More compact device technologies could open new horizons for terahertz wave imaging in medicine, chemistry and security

The Princeton technology can be built into a standard microchip. mage: Frank Wojciechowski for the Office of Engineering Communications
The Princeton technology can be built into a standard microchip. Image: Frank Wojciechowski for the Office of Engineering Communications

Much of the electromagnetic spectrum has provided science and medicine with ways of looking inside matter. Terahertz waves, lasting a millionth of a millionth of a second and sitting between microwaves and infrared on the EM spectrum, are one the most recent additions to the imaging armoury, and have very attractive properties particularly for medicine.

With much less energy than x-rays, they do not damage DNA or living tissue; moreover, they interact in specific ways with matter making them a useful tool for spectroscopy to characterise materials. They can also pass through nonconductive materials, which could make them useful for security screening.

However, terahertz waves have until now been difficult to use, because they require complex, bulky and expensive equipment to both generate and analyse. Researchers at Princeton University in New Jersey, US, have now developed a pair of compact microchips that can generate and receive terahertz waves that could, they claim, revolutionise their use, moving away from devices with arrays of mirrors, lenses and lasers and towards compact desktop or even handheld systems.

In articles published in the IEEE Journal of Solid-State Circuits, Princeton electrical engineer Kaushi Sengupta and colleagues describe how they have rethought the functioning of a solid-state antenna to create devices that send and receive terahertz waves. The paper that describes the generation of the waves was published last September, while the receiver paper appeared in February. The key to generating the waves is to create a wide range of wavelengths, which the team achieved by using very precise timing to send out sharp pulses of radiation.

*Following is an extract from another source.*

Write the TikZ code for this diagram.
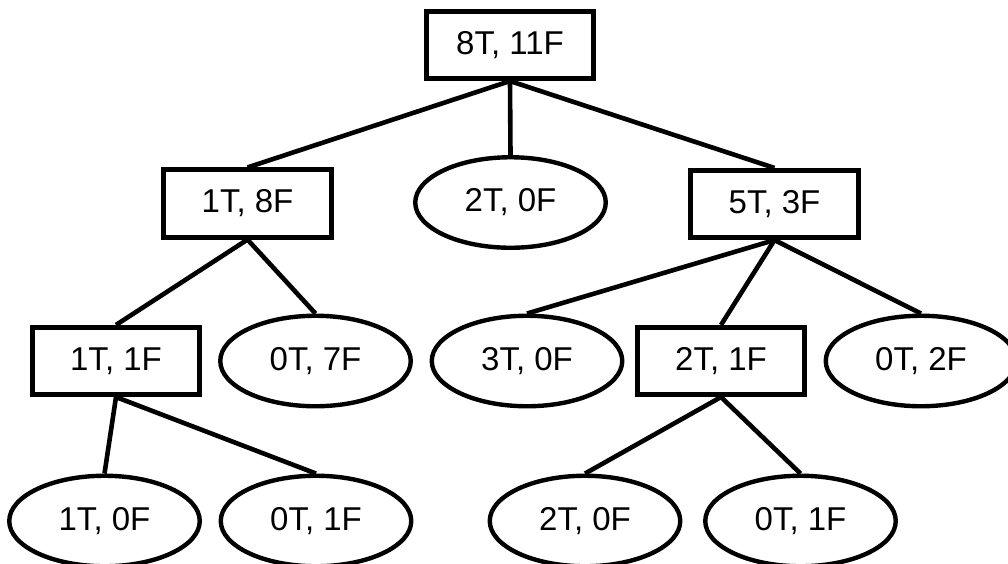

In the receiver, they noted that the incident terahertz waves interact with a metal structure inside the chip to set up a complex series of subtle electromagnetic fields that are normally ignored, but could be used as a signature to interpret the original wave. "Instead of directly reading the waves, we are interpreting the pattern created by the waves," Sengupta explained. "It is somewhat like looking for a pattern of raindrops by the ripples they make in a pond."

"The system is realised in the same silicon chip technology that powers all modern electronic devices and smartphones to tablets, and therefore costs only a few dollars to make on a large scale," Sengupta added. Both chips could be made small enough to fit on a fingertip.

The team is now working on extending the functionality of the chips to the lower part of the terahertz radiation band.